Each of these documents plays a vital role in establishing and maintaining a business in Washington. Having them in order helps ensure compliance with state regulations and supports smooth operations as your business grows.

Frequently Asked Questions

What is a Washington Operating Agreement?

A Washington Operating Agreement is a legal document that outlines the management structure and operational procedures of a limited liability company (LLC) in Washington State. This agreement serves as a foundational blueprint for how the LLC will operate, detailing the rights and responsibilities of its members, how profits and losses will be distributed, and how decisions will be made.

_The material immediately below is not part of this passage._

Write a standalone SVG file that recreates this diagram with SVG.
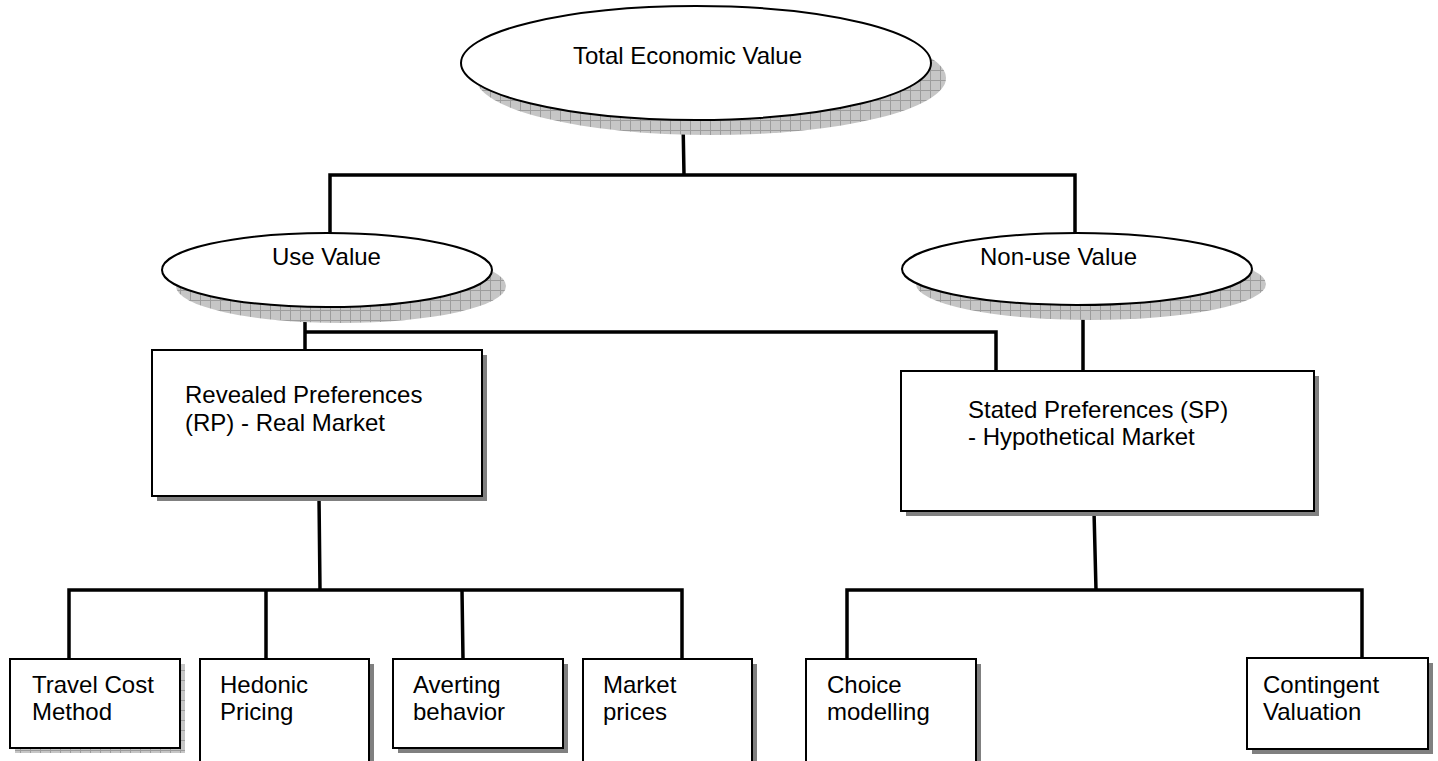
<svg xmlns="http://www.w3.org/2000/svg" width="1438" height="761" viewBox="0 0 1438 761">
<style>
.n{fill:#fff;stroke:#000;stroke-width:2}
.sh{fill:#808080}
.gs{fill:url(#grid)}
.t{font-family:"Liberation Sans",Arial,sans-serif;font-size:24px;fill:#000}
.c{fill:none;stroke:#000;stroke-width:3.5;stroke-linecap:square}
</style>
<defs>
<pattern id="grid" width="10" height="10" patternUnits="userSpaceOnUse">
<rect width="10" height="10" fill="#c6c6c6"/>
<path d="M0 0.5H10M0.5 0V10" stroke="#9c9c9c" stroke-width="1"/>
</pattern>
</defs>
<rect width="1438" height="761" fill="#fff"/>
<g id="connectors">
<path class="c" d="M683 120L684 175M330 175H1075M330 175V233M1075 175V233"/>
<path class="c" d="M305 307V350M305 332H996V371M1083 305V371"/>
<path class="c" d="M319 496L320 590M69 590H682M69 590V659M266 590V659M462 590L463 659M682 590V659"/>
<path class="c" d="M1094 511L1096 590M847 590H1362M847 590V659M1362 590V658"/>
</g>
<g id="total-economic-value">
<ellipse class="gs" cx="711" cy="78" rx="235" ry="57"/>
<ellipse class="n" cx="696" cy="63" rx="235" ry="57"/>
<text class="t" x="573" y="64">Total Economic Value</text>
</g>
<g id="use-value">
<ellipse class="gs" cx="341" cy="286" rx="165" ry="37"/>
<ellipse class="n" cx="327" cy="270" rx="165" ry="37"/>
<text class="t" x="272" y="265">Use Value</text>
</g>
<g id="non-use-value">
<ellipse class="gs" cx="1091" cy="284" rx="175" ry="36"/>
<ellipse class="n" cx="1077" cy="269" rx="175" ry="36"/>
<text class="t" x="980" y="265">Non-use Value</text>
</g>
<g id="revealed-preferences">
<rect class="sh" x="157" y="355" width="330" height="146"/>
<rect class="n" x="152" y="350" width="330" height="146"/>
<text class="t" x="185" y="403">Revealed Preferences</text>
<text class="t" x="185" y="431">(RP) - Real Market</text>
</g>
<g id="stated-preferences">
<rect class="sh" x="906" y="376" width="413" height="140"/>
<rect class="n" x="901" y="371" width="413" height="140"/>
<text class="t" x="968" y="418">Stated Preferences (SP)</text>
<text class="t" x="968" y="445">- Hypothetical Market</text>
</g>
<g id="travel-cost-method">
<rect class="gs" x="15" y="664" width="170" height="89"/>
<rect class="n" x="10" y="659" width="170" height="89"/>
<text class="t" x="32" y="693">Travel Cost</text>
<text class="t" x="32" y="720">Method</text>
</g>
<g id="hedonic-pricing">
<rect class="sh" x="205" y="664" width="169" height="110"/>
<rect class="n" x="200" y="659" width="169" height="104"/>
<text class="t" x="220" y="693">Hedonic</text>
<text class="t" x="220" y="720">Pricing</text>
</g>
<g id="averting-behavior">
<rect class="sh" x="398" y="664" width="170" height="89"/>
<rect class="n" x="393" y="659" width="170" height="89"/>
<text class="t" x="413" y="693">Averting</text>
<text class="t" x="413" y="720">behavior</text>
</g>
<g id="market-prices">
<rect class="sh" x="588" y="664" width="169" height="110"/>
<rect class="n" x="583" y="659" width="169" height="104"/>
<text class="t" x="603" y="693">Market</text>
<text class="t" x="603" y="720">prices</text>
</g>
<g id="choice-modelling">
<rect class="sh" x="811" y="664" width="170" height="110"/>
<rect class="n" x="806" y="659" width="170" height="104"/>
<text class="t" x="827" y="693">Choice</text>
<text class="t" x="827" y="720">modelling</text>
</g>
<g id="contingent-valuation">
<rect class="sh" x="1252" y="663" width="181" height="91"/>
<rect class="n" x="1247" y="658" width="181" height="91"/>
<text class="t" x="1263" y="693">Contingent</text>
<text class="t" x="1263" y="720">Valuation</text>
</g>
</svg>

Why is an Operating Agreement important?

An Operating Agreement is crucial for several reasons:

  • It helps prevent misunderstandings among members by clearly defining roles and expectations.
  • It provides a framework for resolving disputes, which can save time and money in the long run.
  • Having a formal agreement can enhance the credibility of the LLC in the eyes of banks and investors.
  • It protects the limited liability status of the LLC by showing that it is a separate entity from its owners.

Who should create the Operating Agreement?

All members of the LLC should be involved in creating the Operating Agreement. This collaborative approach ensures that everyone's interests are represented. While it is possible to draft the agreement without legal assistance, consulting a lawyer can provide valuable insights and ensure compliance with Washington State laws.

What should be included in a Washington Operating Agreement?

A comprehensive Operating Agreement should cover several key components:

  1. Company Information: Name, address, and purpose of the LLC.
  2. Member Details: Names, addresses, and ownership percentages of each member.
  3. Management Structure: Outline whether the LLC will be member-managed or manager-managed.
  4. Voting Rights: Specify how decisions will be made and voting procedures.
  5. Profit and Loss Distribution: Detail how profits and losses will be shared among members.
  6. Amendments: Describe the process for making changes to the Operating Agreement.

Is it required to file the Operating Agreement with the state?

No, Washington State does not require LLCs to file their Operating Agreements with the Secretary of State. However, it is advisable to keep a copy of the agreement on file for internal use and to present it when necessary, such as during audits or disputes.

Can an Operating Agreement be changed after it is created?

Yes, an Operating Agreement can be amended. The process for making changes should be outlined within the agreement itself. Typically, a majority vote of the members is required to approve any amendments. Keeping the Operating Agreement updated is essential to reflect the current operations and agreements among members.